Never in my life, outside of a mattress (and this mirror that was made in my dreams from IKEA), have I sung the praises of a piece of furniture. But when my boyfriend and I moved into a bigger apartment, with the space for a sectional, this couch from Amazon’s in-house brand Rivet fit the bill, and then some.
My biggest complaint of couches is that I love to stretch my legs out because I have a bad knee (shoutout to torn ACL’s), which isn’t exactly possible on a non-sectional couch when there’s more than one person in it. This Rivet sofa allowed my boyfriend and I the freedom to have a sectional that was about the same length as our old couch, but with a chaise that we can rearrange, depending on how we wanted to section out our living room.
What’s obviously the best part of this couch is that the chaise section is movable. It’s basically a free-floating ottoman that a longer couch cushion sits on top of and keeps in place. Some buyers noted that when you sat on the couch without stretching your legs out, the cushion would pop up. It did at first for me, but after some breaking in, it laid flat. If you’re worried about it, pick up some adhesive velcro to help stick it down.
I would say the only real downside is that the cushion covers aren’t meant to be removed and you also can’t flip them over. It makes keeping it clean a bit of a chore. We toss a blanket on top of the cushions when our dog decides to chew his antler while watching TV with us. Other than that, this 80" couch is basically an apartment-dweller’s dream.
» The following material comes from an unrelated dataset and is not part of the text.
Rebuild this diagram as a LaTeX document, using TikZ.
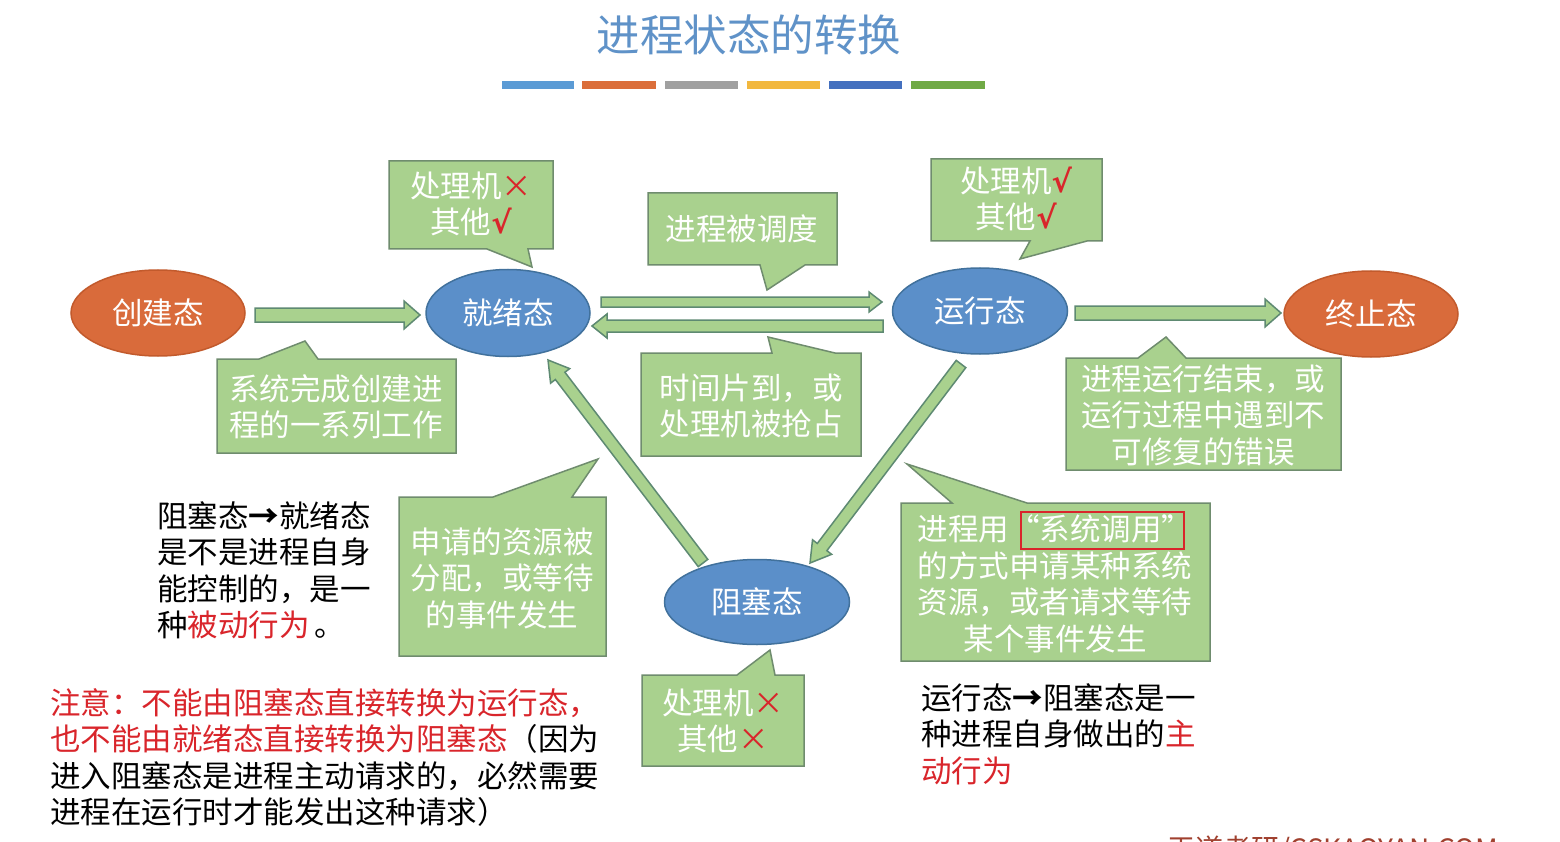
\documentclass[tikz,border=0pt]{standalone}
\usepackage{fontspec}
\newfontfamily\cjk{Noto Sans CJK SC}
\newfontfamily\chk{DejaVu Sans}
\usetikzlibrary{calc,shapes.geometric}
\definecolor{titleblue}{HTML}{5F92C8}
\definecolor{ellblue}{HTML}{5B8FC9}
\definecolor{ellblueline}{HTML}{41719C}
\definecolor{ellorange}{HTML}{D96B3B}
\definecolor{ellorangeline}{HTML}{C25A2C}
\definecolor{boxgreen}{HTML}{A9D18E}
\definecolor{boxline}{HTML}{6F8C6E}
\definecolor{arrline}{HTML}{5E8A72}
\definecolor{myred}{HTML}{D9252B}
\definecolor{barA}{HTML}{5B9BD5}
\definecolor{barB}{HTML}{DB6E3A}
\definecolor{barC}{HTML}{A0A0A0}
\definecolor{barD}{HTML}{F2B83F}
\definecolor{barE}{HTML}{4470BF}
\definecolor{barF}{HTML}{70AA45}
\definecolor{wmred}{HTML}{A0402E}
\newcommand\blockarrow[5]{%
  \coordinate (tmpH) at ($(#2)!#5!(#1)$);
  \draw[barrow] ($(#1)!#3!90:(#2)$) -- ($(tmpH)!#3!-90:(#1)$) -- ($(tmpH)!#4!-90:(#1)$)
    -- (#2) -- ($(tmpH)!#4!90:(#1)$) -- ($(tmpH)!#3!90:(#1)$) -- ($(#1)!#3!-90:(#2)$) -- cycle;
}
\newcommand\yes{{\color{myred}\chk\bfseries √}}
\newcommand\no{{\color{myred}×}}
\begin{document}
\begin{tikzpicture}[x=1pt,y=-1pt,
  txt/.style={font={\cjk\fontsize{30.5}{36.5}\selectfont}},
  ctext/.style={txt, text=white, align=center, inner sep=0pt},
  callout/.style={fill=boxgreen, draw=boxline, line width=1.5pt, line join=miter},
  barrow/.style={fill=boxgreen, draw=arrline, line width=1.5pt, line join=miter},
  blueell/.style={ellipse, fill=ellblue, draw=ellblueline, line width=1.5pt, text=white, txt, inner sep=0pt},
  orangeell/.style={ellipse, fill=ellorange, draw=ellorangeline, line width=1.5pt, text=white, txt, inner sep=0pt},
  plain/.style={txt, align=left, inner sep=0pt, anchor=north west}
]
\useasboundingbox (0,0) rectangle (1560,842);
\fill[white] (0,0) rectangle (1560,842);

% title
\node[font={\cjk\fontsize{43.5}{48}\selectfont}, text=titleblue] (title) at (749,35) {进程状态的转换};
\fill[barA] (502,81) rectangle (574,89);
\fill[barB] (582,81) rectangle (656,89);
\fill[barC] (665,81) rectangle (738,89);
\fill[barD] (747,81) rectangle (820,89);
\fill[barE] (829,81) rectangle (902,89);
\fill[barF] (911,81) rectangle (985,89);

% callouts
\draw[callout] (389,161) -- (553,161) -- (553,249) -- (528,249) -- (532,267) -- (487,249) -- (389,249) -- cycle;
\node[ctext] (cA) at (471,204) {处理机\no\\其他\yes};

\draw[callout] (648,193) -- (837,193) -- (837,265) -- (805,265) -- (767,290) -- (760,265) -- (648,265) -- cycle;
\node[ctext] (cB) at (742,229) {进程被调度};

\draw[callout] (931,159) -- (1102,159) -- (1102,241) -- (1087,241) -- (1020,259) -- (1030,241) -- (931,241) -- cycle;
\node[ctext] (cC) at (1016,199) {处理机\yes\\其他\yes};

\draw[callout] (217,359) -- (259,359) -- (305,341) -- (318,359) -- (456,359) -- (456,453) -- (217,453) -- cycle;
\node[ctext] (cD) at (336,407) {系统完成创建进\\程的一系列工作};

\draw[callout] (641,353) -- (772,353) -- (768,337) -- (835,353) -- (861,353) -- (861,456) -- (641,456) -- cycle;
\node[ctext] (cE) at (751,406) {时间片到，或\\处理机被抢占};

\draw[callout] (1066,358) -- (1138,358) -- (1166,337) -- (1186,358) -- (1341,358) -- (1341,470) -- (1066,470) -- cycle;
\node[ctext] (cF) at (1203,415) {进程运行结束，或\\运行过程中遇到不\\可修复的错误};

\draw[callout] (399,497) -- (493,497) -- (598,459) -- (572,497) -- (606,497) -- (606,656) -- (399,656) -- cycle;
\node[ctext] (cG) at (502,578) {申请的资源被\\分配，或等待\\的事件发生};

\draw[callout] (901,503) -- (952,503) -- (907,464) -- (1027,503) -- (1210,503) -- (1210,661) -- (901,661) -- cycle;
\node[ctext] (cH) at (1055,584) {进程用“系统调用”\\的方式申请某种系统\\资源，或者请求等待\\某个事件发生};
\draw[myred, line width=2.5pt] (1021,512) rectangle (1184,549);

\draw[callout] (642,675) -- (737,675) -- (770,650) -- (775,675) -- (804,675) -- (804,766) -- (642,766) -- cycle;
\node[ctext] (cI) at (723,721) {处理机\no\\其他\no};

% states
\node[orangeell, minimum width=174pt, minimum height=86pt] (create) at (158,313) {创建态};
\node[blueell, minimum width=164pt, minimum height=87pt] (ready) at (508,313) {就绪态};
\node[blueell, minimum width=175pt, minimum height=86pt] (run) at (980,311) {运行态};
\node[orangeell, minimum width=174pt, minimum height=86pt] (term) at (1371,314) {终止态};
\node[blueell, minimum width=185pt, minimum height=85pt] (block) at (757,602) {阻塞态};

% arrow end points
\coordinate (a1s) at (255,315);
\coordinate (a1e) at (420,315);
\coordinate (a2s) at (601,302);
\coordinate (a2e) at (882,302);
\coordinate (a3s) at (883,326);
\coordinate (a3e) at (592,326);
\coordinate (a4s) at (703,563);
\coordinate (a4e) at (548,360);
\coordinate (a5s) at (961,364);
\coordinate (a5e) at (810,563);
\coordinate (a6s) at (1075,313);
\coordinate (a6e) at (1281,313);

\blockarrow{a1s}{a1e}{7pt}{14pt}{16pt}
\blockarrow{a2s}{a2e}{5pt}{10pt}{13pt}
\blockarrow{a3s}{a3e}{6pt}{12pt}{15pt}
\blockarrow{a4s}{a4e}{6pt}{12pt}{20pt}
\blockarrow{a5s}{a5e}{6pt}{12pt}{20pt}
\blockarrow{a6s}{a6e}{7pt}{14pt}{16pt}

% plain texts
\node[plain] (left) at (157,501) {阻塞态{\bfseries →}就绪态\\是不是进程自身\\能控制的，是一\\种{\color{myred}被动行为}\,。};
\node[plain] (note) at (50,688) {{\color{myred}注意：不能由阻塞态直接转换为运行态，}\\{\color{myred}也不能由就绪态直接转换为阻塞态}（因为\\进入阻塞态是进程主动请求的，必然需要\\进程在运行时才能发出这种请求）};
\node[plain] (right) at (921,683) {运行态{\bfseries →}阻塞态是一\\种进程自身做出的{\color{myred}主}\\{\color{myred}动行为}};

% watermark (cut off at the bottom, as in the source)
\node[font={\cjk\fontsize{28}{32}\selectfont}, text=wmred, anchor=west, inner sep=0pt] (wm) at (1167,850) {王道考研/CSKAOYAN.COM};
\end{tikzpicture}
\end{document}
The couch also basically comes assembled; all you need to do is screw the legs on. Plus, with a Prime Membership you can schedule your delivery (rather than free 2-day shipping) for a day that you’ll be home, and opt to have them bring it into whatever room you want, even a 3rd floor walk-up like in my case.
The price point is comparable to IKEA, which I feel like most people will inevitably compare Amazon’s furniture to, but it feels much more like Real Adult Furniture and less like adult LEGO’s. That means you can maybe convince your friends that you have your shit together, even if you did just order everything you can think of from Amazon, including your furniture.